Katsumasa Shinozuka
President and Chief
Executive Officer
OKI Group announced its projections for the fiscal year ending March 2009. We plan to achieve operating income of 12.0 billion yen, consistent with the mid-term business targets announced in October 2007. To achieve this target, OKI will continue to revamp its business structure. As part of these measures, OKI announced the spin-off of its semiconductor business, which had been impacted by a rapidly changing market, and its NGN division in the telecom business. OKI established a business structure characterized by flexibility in management and the ability to respond quickly to changes in the market. Regarding the semiconductor subsidiary, OKI reached a basic understanding to transfer the subsidiary's shares to Rohm Co., Ltd. The two companies will work to reach a definitive agreement. Because of the timing, the consolidated net sales and operating income projections for the fiscal year ending March 2009 do not include the share transfer.
Following are our detailed plans for this fiscal year by segment:
Info-telecom system business: Net sales will decrease by 22.0 billion yen year-on-year to 337.0 billion yen, while operating income will increase by 9.7 billion yen to 8.0 billion yen.
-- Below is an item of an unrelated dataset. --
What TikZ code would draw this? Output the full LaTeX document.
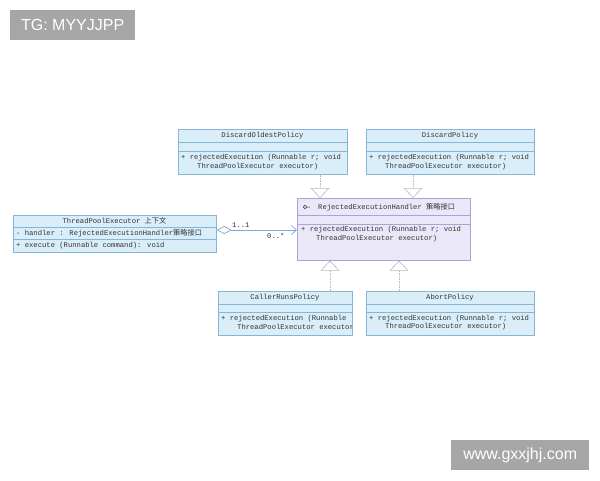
\documentclass[tikz,border=0pt]{standalone}
\usepackage{fontspec}
\setmainfont{Liberation Sans}
\newfontfamily\umlfont{Liberation Mono}
\newfontfamily\cjk{Noto Sans CJK SC}
\usetikzlibrary{arrows.meta}
\definecolor{bluebg}{HTML}{DAEEFA}
\definecolor{bluebd}{HTML}{86B6D6}
\definecolor{lavbg}{HTML}{EAE8F8}
\definecolor{lavbd}{HTML}{A8A5D2}
\definecolor{tagbg}{HTML}{A6A6A6}
\definecolor{txtc}{HTML}{333333}
\definecolor{assocc}{HTML}{7DAAD0}
\tikzset{
  bluebox/.style={draw=bluebd, fill=bluebg, line width=0.7pt, inner sep=0pt, anchor=north west},
  lavbox/.style={draw=lavbd, fill=lavbg, line width=0.7pt, inner sep=0pt, anchor=north west},
  bsep/.style={draw=bluebd, line width=0.6pt},
  lsep/.style={draw=lavbd, line width=0.6pt},
  txt/.style={font=\umlfont\fontsize{7.2}{8}\selectfont, inner sep=0pt, text=txtc},
  ltxt/.style={txt, anchor=west},
  realize/.style={draw=gray!55, line width=0.6pt, densely dotted, -{Triangle[length=10pt,width=19pt,fill=white]}},
  assoc/.style={draw=assocc, line width=0.7pt, {Diamond[open,length=15pt,width=8pt]}-{Straight Barb[length=5pt,width=9pt]}},
  tag/.style={fill=tagbg, text=white, font=\fontsize{16}{16}\selectfont, inner sep=0pt, anchor=north west, minimum height=30pt}
}
\begin{document}
\begin{tikzpicture}[x=1pt,y=-1pt]
\fill[white] (0,0) rectangle (600,480);
\useasboundingbox (0,0) rectangle (600,480);

% tags
\node[tag, minimum width=125pt] (tg) at (10,10) {TG: MYYJJPP};
\node[tag, minimum width=138pt] (web) at (451,440) {www.gxxjhj.com};

% DiscardOldestPolicy
\node[bluebox, minimum width=169pt, minimum height=45pt] (dop) at (178,129) {};
\draw[bsep] (178,142) -- (347,142);
\draw[bsep] (178,151) -- (347,151);
\node[txt] (dopt) at (262.5,135.5) {DiscardOldestPolicy};
\node[ltxt] (dopm1) at (181,158) {+ rejectedExecution (Runnable r; void};
\node[ltxt] (dopm2) at (197,166.5) {ThreadPoolExecutor executor)};

% DiscardPolicy
\node[bluebox, minimum width=168pt, minimum height=45pt] (dp) at (366,129) {};
\draw[bsep] (366,142) -- (534,142);
\draw[bsep] (366,151) -- (534,151);
\node[txt] (dpt) at (450,135.5) {DiscardPolicy};
\node[ltxt] (dpm1) at (369,158) {+ rejectedExecution (Runnable r; void};
\node[ltxt] (dpm2) at (385,166.5) {ThreadPoolExecutor executor)};

% ThreadPoolExecutor
\node[bluebox, minimum width=203pt, minimum height=37pt] (tpe) at (13,215) {};
\draw[bsep] (13,227) -- (216,227);
\draw[bsep] (13,239) -- (216,239);
\node[txt] (tpet) at (114.5,221) {ThreadPoolExecutor {\cjk 上下文}};
\node[ltxt] (tpea) at (16,233) {- handler : RejectedExecutionHandler{\cjk 策略接口}};
\node[ltxt] (tpem) at (16,245.5) {+ execute (Runnable command): void};

% RejectedExecutionHandler
\node[lavbox, minimum width=173pt, minimum height=62pt] (rej) at (297,198) {};
\draw[lsep] (297,215) -- (470,215);
\draw[lsep] (297,224) -- (470,224);
\draw[txtc, line width=0.5pt] (305,207) circle (1.8pt) (306.8,207) -- (310,207);
\node[ltxt] (rejt) at (318,207) {RejectedExecutionHandler {\cjk 策略接口}};
\node[ltxt] (rejm1) at (301,230) {+ rejectedExecution (Runnable r; void};
\node[ltxt] (rejm2) at (316,238.5) {ThreadPoolExecutor executor)};

% CallerRunsPolicy
\node[bluebox, minimum width=134pt, minimum height=44pt] (crp) at (218,291) {};
\draw[bsep] (218,304) -- (352,304);
\draw[bsep] (218,312) -- (352,312);
\node[txt] (crpt) at (285,297.5) {CallerRunsPolicy};
\begin{scope}
\clip (218,312) rectangle (351.5,335);
\node[ltxt] (crpm1) at (221,318.5) {+ rejectedExecution (Runnable};
\node[ltxt] (crpm2) at (237,327) {ThreadPoolExecutor executor};
\end{scope}

% AbortPolicy
\node[bluebox, minimum width=168pt, minimum height=44pt] (ap) at (366,291) {};
\draw[bsep] (366,304) -- (534,304);
\draw[bsep] (366,312) -- (534,312);
\node[txt] (apt) at (450,297.5) {AbortPolicy};
\node[ltxt] (apm1) at (369,318.5) {+ rejectedExecution (Runnable r; void};
\node[ltxt] (apm2) at (385,327) {ThreadPoolExecutor executor)};

% realizations
\coordinate (x1) at (320,0);
\coordinate (x2) at (413,0);
\coordinate (x3) at (330,0);
\coordinate (x4) at (399,0);
\draw[realize] (dop.south -| x1) -- (rej.north -| x1);
\draw[realize] (dp.south -| x2) -- (rej.north -| x2);
\draw[realize] (crp.north -| x3) -- (rej.south -| x3);
\draw[realize] (ap.north -| x4) -- (rej.south -| x4);

% association
\coordinate (ay) at (0,230);
\draw[assoc] (tpe.east |- ay) -- (rej.west |- ay);
\node[txt, anchor=west] (m1) at (232,225.5) {1..1};
\node[txt, anchor=west] (m2) at (267,235.5) {0..*};
\end{tikzpicture}
\end{document}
Major reasons for the sales decline include the decrease in demand from Japan Post after its privatization. For the financial market, OKI expects growth in ATMs in China and an increase in demand for bank branch terminals in Japan.
In the telecom business, though net sales will decline due to termination of low-profit businesses and products as we accelerate our "business selection and concentration" program, income will improve. Information systems will also see a decline in net sales due to withdrawal from unprofitable business, but income will improve.
For the semiconductor business, OKI will work to reduce costs through termination of low-profit system LSIs and reduction of procurement costs as a downturn is anticipated due to the strong yen. As a result of these factors, net sales will decline by 3.2 billion yen to 135.0 billion yen, and operating income will increase by 0.2 billion yen to 4.0 billion yen.
OKI will actively invest to establish a growth path in our printer business and will aim to increase profitability through an increase in sales of consumables. We will launch new value-added products and offer printers at a price suitable to the market while anticipating increased sales of consumables. OKI expects a 4.2 billion yen increase year-on-year in sales to 190.0 billion yen, while operating income will decrease by 1.6 billion yen to 7.0 billion yen.
In total, OKI aims to achieve consolidated net sales of 700.0 billion yen, and operating income of 12.0 billion yen. OKI also expects a consolidated net loss of 14.0 billion yen as we expect an extraordinary loss of 13.5 billion yen due to an inventory valuation loss resulting from changes in valuation standards.
OKI will continue to work on revamping its business structure to improve profitability.